The second cost is compressed testing windows. Outdoor brands that make performance claims — and most do — need third-party test data to substantiate those claims for technical retailers and, increasingly, for regulatory purposes. These tests are sequential: wash durability testing cannot begin until the fabric construction is finalized; field wear trials cannot begin until lab testing confirms baseline performance. Each week of supplier selection delay at the front of the process removes a week of testing time at the back. Brands routinely ship products with incomplete test packages because the testing calendar was eaten by late-stage material changes.
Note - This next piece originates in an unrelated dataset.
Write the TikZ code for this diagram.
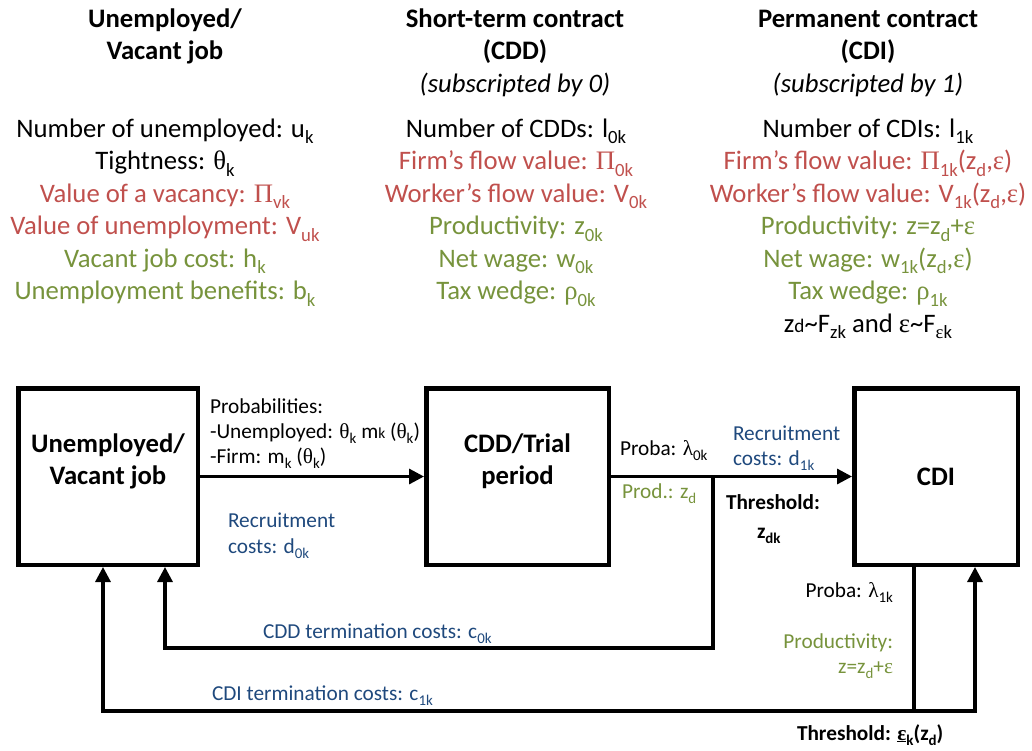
\documentclass[tikz,border=0pt]{standalone}
\usepackage{fontspec}
\usepackage{graphicx}
\setmainfont{Carlito}
\newfontfamily\grk{Liberation Serif}
\usetikzlibrary{arrows.meta}
\definecolor{cred}{HTML}{C0504D}
\definecolor{cgreen}{HTML}{77933C}
\definecolor{cblue}{HTML}{1F497D}
\newcommand\G[1]{{\grk #1}}
\newcommand\sbs[1]{\raisebox{-0.25em}{\scalebox{0.7}{#1}}}
\newcommand\sml[1]{\scalebox{0.72}{#1}}
\begin{document}
\begin{tikzpicture}[x=1pt,y=-1pt,
  every node/.style={inner sep=0pt,outer sep=0pt},
  hd/.style={font=\fontsize{26.7}{32}\selectfont\bfseries,anchor=base},
  hdi/.style={font=\fontsize{26.7}{32}\selectfont\itshape,anchor=base},
  lst/.style={font=\fontsize{26.7}{32}\selectfont,anchor=base},
  sm/.style={font=\fontsize{21.3}{25}\selectfont,anchor=base west},
  smr/.style={font=\fontsize{21.3}{25}\selectfont,anchor=base east},
  smb/.style={font=\fontsize{21.3}{25}\selectfont\bfseries,anchor=base west},
  blabel/.style={font=\fontsize{26.7}{32}\selectfont\bfseries,anchor=base},
  box/.style={draw,line width=4.5pt,outer sep=2.25pt},
  conn/.style={line width=3.2pt},
  tip/.style={-{Triangle[length=15pt,width=15pt]}}]
\useasboundingbox (0,0) rectangle (1032,750);

% headers
\node[hd] (h1a) at (165,27) {Unemployed/};
\node[hd] (h1b) at (165,59) {Vacant job};
\node[hd] (h2a) at (515,27) {Short-term contract};
\node[hd] (h2b) at (515,59) {(CDD)};
\node[hdi] (h2c) at (515,92) {(subscripted by 0)};
\node[hd] (h3a) at (868,27) {Permanent contract};
\node[hd] (h3b) at (868,59) {(CDI)};
\node[hdi] (h3c) at (868,92) {(subscripted by 1)};

% column 1
\node[lst] (u1) at (165,137) {Number of unemployed: u\sbs{k}};
\node[lst] (u2) at (165,169.5) {Tightness: \G{θ}\sbs{k}};
\node[lst,text=cred] (u3) at (165,202) {Value of a vacancy: \G{Π}\sbs{vk}};
\node[lst,text=cred] (u4) at (165,234.5) {Value of unemployment: V\sbs{uk}};
\node[lst,text=cgreen] (u5) at (165,267) {Vacant job cost: h\sbs{k}};
\node[lst,text=cgreen] (u6) at (165,299.5) {Unemployment benefits: b\sbs{k}};

% column 2
\node[lst] (s1) at (516,137) {Number of CDDs: l\sbs{0k}};
\node[lst,text=cred] (s2) at (516,169.5) {Firm’s flow value: \G{Π}\sbs{0k}};
\node[lst,text=cred] (s3) at (516,202) {Worker’s flow value: V\sbs{0k}};
\node[lst,text=cgreen] (s4) at (516,234.5) {Productivity: z\sbs{0k}};
\node[lst,text=cgreen] (s5) at (516,267) {Net wage: w\sbs{0k}};
\node[lst,text=cgreen] (s6) at (516,299.5) {Tax wedge: \G{ρ}\sbs{0k}};

% column 3
\node[lst] (p1) at (868,137) {Number of CDIs: l\sbs{1k}};
\node[lst,text=cred] (p2) at (868,169.5) {Firm’s flow value: \G{Π}\sbs{1k}(z\sbs{d},\G{ε})};
\node[lst,text=cred] (p3) at (868,202) {Worker’s flow value: V\sbs{1k}(z\sbs{d},\G{ε})};
\node[lst,text=cgreen] (p4) at (868,234.5) {Productivity: z=z\sbs{d}+\G{ε}};
\node[lst,text=cgreen] (p5) at (868,267) {Net wage: w\sbs{1k}(z\sbs{d},\G{ε})};
\node[lst,text=cgreen] (p6) at (868,299.5) {Tax wedge: \G{ρ}\sbs{1k}};
\node[lst] (p7) at (868,332) {z\sml{d}\textasciitilde F\sbs{zk} and \G{ε}\textasciitilde F\sbs{\G{ε}k}};

% boxes
\node[box,minimum width=179.5,minimum height=176.5] (b1) at (108,476.5) {};
\node[box,minimum width=182.5,minimum height=176.5] (b2) at (517.5,476.5) {};
\node[box,minimum width=163.5,minimum height=176.5] (b3) at (936,476.5) {};
\node[blabel] (b1a) at (108,452) {Unemployed/};
\node[blabel] (b1b) at (108,484) {Vacant job};
\node[blabel] (b2a) at (517.5,452) {CDD/Trial};
\node[blabel] (b2b) at (517.5,484) {period};
\node[blabel] (b3a) at (936,485) {CDI};

% arrow labels
\node[sm] (a1) at (210,413) {Probabilities:};
\node[sm] (a2) at (210,438) {-Unemployed: \G{θ}\sbs{k} m\sml{k} (\G{θ}\sbs{k})};
\node[sm] (a3) at (210,463) {-Firm: m\sbs{k} (\G{θ}\sbs{k})};
\node[sm,text=cblue] (r1) at (228,527) {Recruitment};
\node[sm,text=cblue] (r2) at (228,553) {costs: d\sbs{0k}};
\node[sm] (q1) at (620,455) {Proba: \G{λ}\sbs{0k}};
\node[sm,text=cblue] (r3) at (733,440) {Recruitment};
\node[sm,text=cblue] (r4) at (733,465) {costs: d\sbs{1k}};
\node[sm,text=cgreen] (q2) at (622,498) {Prod.: z\sbs{d}};
\node[smb] (t1) at (726,509) {Threshold:};
\node[smb] (t2) at (757,538) {z\sbs{dk}};
\node[smr] (q3) at (893,597) {Proba: \G{λ}\sbs{1k}};
\node[smr,text=cgreen] (q4) at (893,648) {Productivity:};
\node[smr,text=cgreen] (q5) at (893,673) {z=z\sbs{d}+\G{ε}};
\node[smb] (t3) at (797,740) {Threshold: \underline{\G{ε}}\sbs{k}(z\sbs{d})};
\node[sm,text=cblue] (c0l) at (263,638) {CDD termination costs: c\sbs{0k}};
\node[sm,text=cblue] (c1l) at (212,700) {CDI termination costs: c\sbs{1k}};

% connectors
\draw[conn,tip] (b1) -- (b2);
\draw[conn,tip] (b2) -- (b3);
\coordinate (j1) at (713,476.5);
\coordinate (j2) at (713,648);
\coordinate (j3) at (165,648);
\draw[conn,tip] (j1) -- (j2) -- (j3) -- (j3 |- b1.south);
\coordinate (k0) at (914,711);
\coordinate (k1) at (975,711);
\coordinate (k2) at (103,711);
\draw[conn] (k0 |- b3.south) -- (k0);
\draw[conn,tip] (k0) -- (k1) -- (k1 |- b3.south);
\draw[conn,tip] (k0) -- (k2) -- (k2 |- b1.south);
\end{tikzpicture}
\end{document}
The third and least visible cost is opportunity cost on custom development. When a supplier enters at the prototype stage, the only viable option is to select from existing constructions in their development library. Custom fabric development — the constructions that would most precisely match the product brief — require runway that late-stage involvement cannot provide. The brand ends up with a product built on a compromise material rather than an optimized one, and the competitive differentiation that the original brief intended never materializes.

How to Build an Early-Stage Fabric Partnership That Works

Shifting supplier involvement earlier is a structural change, not just a scheduling change. It requires establishing the frameworks that make confidential, productive early-stage collaboration possible.
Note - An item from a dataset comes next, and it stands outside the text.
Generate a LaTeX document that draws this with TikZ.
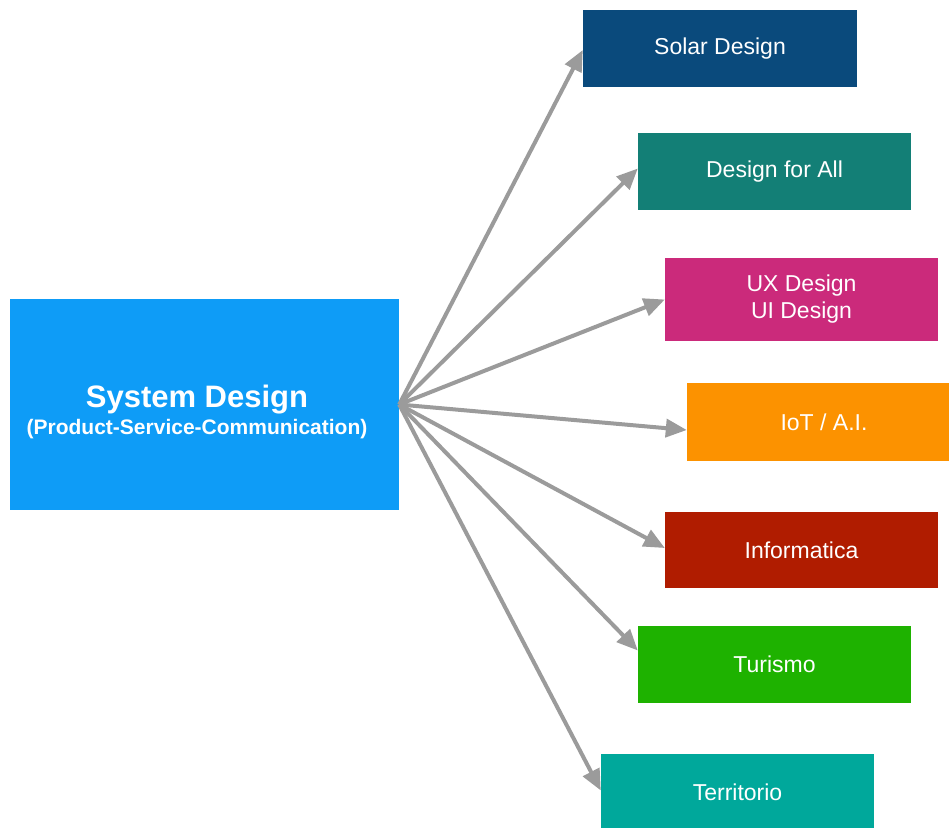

The first requirement is a mutual NDA executed before the brief is shared. Outdoor brands guard concept-stage work carefully — new product directions, performance targets, and market positioning are commercially sensitive. A fabric supplier needs to operate under a confidentiality agreement that covers both the brand's brief and any co-developed constructions that result from the collaboration. Without this, brands will not share meaningful early-stage briefs, and the supplier relationship defaults back to the sample-request model.

The second structural element is a technical brief format that suppliers can actually use. Most seasonal product briefs contain mood imagery, colorway direction, and retail price targets — none of which is actionable for a fabric developer. An early-stage technical brief should specify the target activity profile, the performance metrics that matter most (and their priority ranking), the regulatory markets the product must serve, and any certification requirements that are non-negotiable. This gives a fabric supplier's technical team the information needed to propose constructions and flag trade-offs, rather than simply responding to a fabric description.
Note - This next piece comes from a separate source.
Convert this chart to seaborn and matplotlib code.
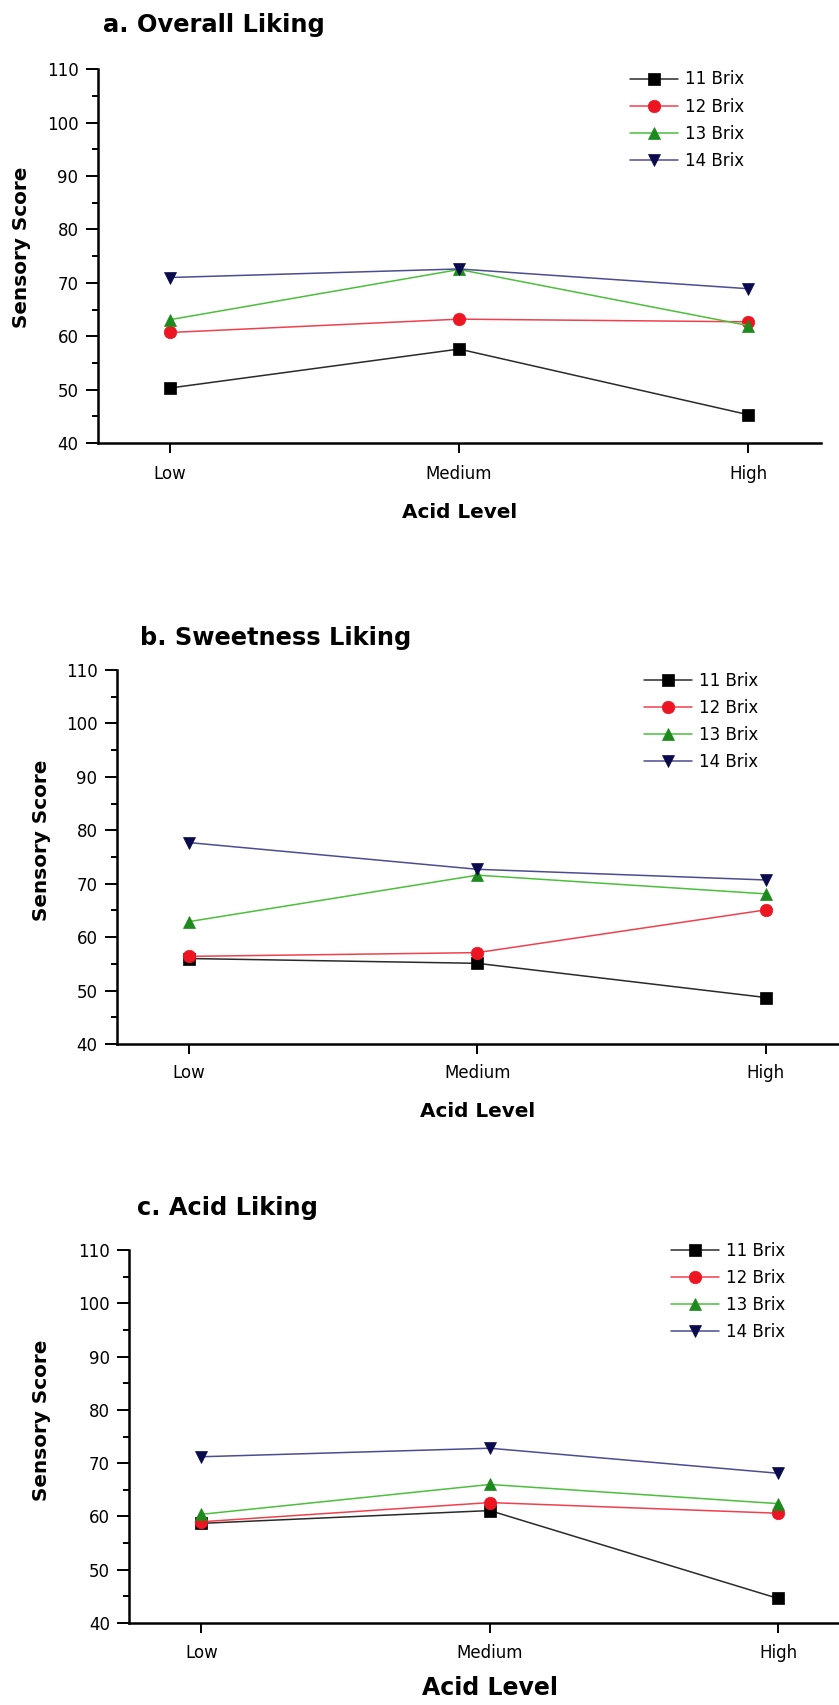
import matplotlib
matplotlib.use("Agg")
import matplotlib.pyplot as plt
from matplotlib.lines import Line2D
from matplotlib.ticker import MultipleLocator
import pandas as pd
import seaborn as sns

# ---- data -------------------------------------------------------------
acid_levels = ["Low", "Medium", "High"]
brix_levels = ["11 Brix", "12 Brix", "13 Brix", "14 Brix"]

overall_11 = [50.3, 57.6, 45.3]
overall_12 = [60.7, 63.2, 62.7]
overall_13 = [63.1, 72.5, 62.0]
overall_14 = [71.0, 72.6, 68.9]

sweet_11 = [56.0, 55.1, 48.7]
sweet_12 = [56.4, 57.1, 65.1]
sweet_13 = [62.9, 71.6, 68.1]
sweet_14 = [77.7, 72.7, 70.7]

acid_11 = [58.7, 61.1, 44.6]
acid_12 = [59.0, 62.6, 60.6]
acid_13 = [60.4, 66.0, 62.4]
acid_14 = [71.2, 72.8, 68.1]

panel_titles = ["a. Overall Liking", "b. Sweetness Liking", "c. Acid Liking"]
y_ticks = [40, 50, 60, 70, 80, 90, 100, 110]

# ---- styling ----------------------------------------------------------
marker_shapes = ["s", "o", "^", "v"]
marker_colors = ["#000000", "#ee1522", "#1c8a1c", "#0a0a4e"]
line_colors = ["#2a2a2a", "#f0404e", "#4cbf3c", "#4c4c92"]

sns.set_theme(style="ticks")
plt.rcParams["font.family"] = ["DejaVu Sans"]
plt.rcParams.update({
    "text.color": "black",
    "axes.labelcolor": "black",
    "xtick.color": "black",
    "ytick.color": "black",
    "axes.edgecolor": "black",
})

W, H = 839, 1705
fig = plt.figure(figsize=(W / 100, H / 100), dpi=100)


def px_rect(left, top, right, bottom):
    return [left / W, 1 - bottom / H, (right - left) / W, (bottom - top) / H]


def long_frame(series):
    rows = []
    for brix, values in zip(brix_levels, series):
        for level, v in zip(acid_levels, values):
            rows.append({"Acid Level": level, "Brix": brix, "Score": v})
    return pd.DataFrame(rows)


panels = [
    dict(series=[overall_11, overall_12, overall_13, overall_14],
         rect=px_rect(97.7, 69.3, 820.5, 443.0), title_xy=(103, 31.7),
         ylab_xy=(31, 247), leg_xy=(630, 70.5), xlab_top=503, xlab_size=14.4,
         xpad=8.5),
    dict(series=[sweet_11, sweet_12, sweet_13, sweet_14],
         rect=px_rect(116.7, 670.0, 837.9, 1044.0), title_xy=(140, 645),
         ylab_xy=(51, 840), leg_xy=(644, 671.5), xlab_top=1102, xlab_size=14.4,
         xpad=7.0),
    dict(series=[acid_11, acid_12, acid_13, acid_14],
         rect=px_rect(129.3, 1250.0, 850.3, 1623.0), title_xy=(137, 1215),
         ylab_xy=(51, 1420), leg_xy=(671, 1241.5), xlab_top=1676, xlab_size=17,
         xpad=8.0),
]

for title, spec in zip(panel_titles, panels):
    ax = fig.add_axes(spec["rect"])
    df = long_frame(spec["series"])
    sns.lineplot(
        data=df, x="Acid Level", y="Score", hue="Brix", style="Brix",
        hue_order=brix_levels, style_order=brix_levels,
        palette=line_colors, markers=marker_shapes, dashes=False,
        sort=False, errorbar=None, legend=False, ax=ax,
        linewidth=1.1, markersize=9,
    )
    for line, mc in zip(ax.lines, marker_colors):
        line.set_markerfacecolor(mc)
        line.set_markeredgecolor(mc)
        line.set_markeredgewidth(0.5)

    ax.set_xlim(-0.25, 2.25)
    ax.set_ylim(40, 110)
    ax.set_yticks(y_ticks)
    ax.yaxis.set_minor_locator(MultipleLocator(5))
    sns.despine(ax=ax)
    for side in ("left", "bottom"):
        ax.spines[side].set_linewidth(1.8)
    ax.tick_params(axis="y", which="major", length=8.4, width=1.4, pad=5.5,
                   labelsize=12, direction="out")
    ax.tick_params(axis="y", which="minor", length=4.3, width=1.4,
                   direction="out", left=True)
    ax.tick_params(axis="x", which="major", length=7.4, width=1.4,
                   pad=spec["xpad"], labelsize=12, direction="out")
    ax.tick_params(axis="x", which="minor", bottom=False)

    # axis labels
    ax.set_xlabel("Acid Level", fontsize=spec["xlab_size"], fontweight="bold")
    ax_h = spec["rect"][3] * H
    ax_bottom = (1 - spec["rect"][1]) * H
    ax.xaxis.set_label_coords(0.5, (ax_bottom - spec["xlab_top"]) / ax_h)
    ax.set_ylabel("Sensory Score", fontsize=14.4, fontweight="bold")
    ax_w = spec["rect"][2] * W
    ax_left = spec["rect"][0] * W
    ax.yaxis.set_label_coords((spec["ylab_xy"][0] - ax_left) / ax_w,
                              (ax_bottom - spec["ylab_xy"][1]) / ax_h)

    # title
    fig.text(spec["title_xy"][0] / W, 1 - spec["title_xy"][1] / H, title,
             fontsize=17.4, fontweight="bold", ha="left", va="baseline")

    # legend
    handles = [
        Line2D([], [], color=lc, lw=1.1, marker=m, markersize=9,
               markerfacecolor=mc, markeredgecolor=mc, markeredgewidth=0.5)
        for lc, mc, m in zip(line_colors, marker_colors, marker_shapes)
    ]
    ax.legend(handles, brix_levels, loc="upper left",
              bbox_to_anchor=(spec["leg_xy"][0] / W, 1 - spec["leg_xy"][1] / H),
              bbox_transform=fig.transFigure, frameon=False, borderpad=0,
              borderaxespad=0, handlelength=2.9, handletextpad=0.4,
              labelspacing=0.55, fontsize=12)

fig.savefig("out.png", dpi=100)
Third, brands benefit from establishing access to a supplier's development library as a standing resource, not a per-project request. Fabric mills with active R&D programs maintain libraries of experimental constructions — materials that have been developed but not yet commercialized, or proprietary finishes not available through standard channels. Brands with ongoing supplier relationships can draw on this library at concept stage to identify starting points for custom development, dramatically shortening the co-development timeline. Exploring a supplier's full technical development capabilities in advance of a season, rather than during one, is the practical expression of this approach.

The brands that consistently bring technically differentiated outdoor products to market are not simply better at design. They have supplier relationships structured so that technical knowledge enters the development process before decisions are made, not after they need to be reversed. For fabric suppliers, the ability to operate credibly at this early stage — with the technical depth, development infrastructure, and confidentiality protocols that concept-stage collaboration requires — is itself a qualification criterion. It determines which supplier relationships become strategic partnerships and which remain transactional order executions.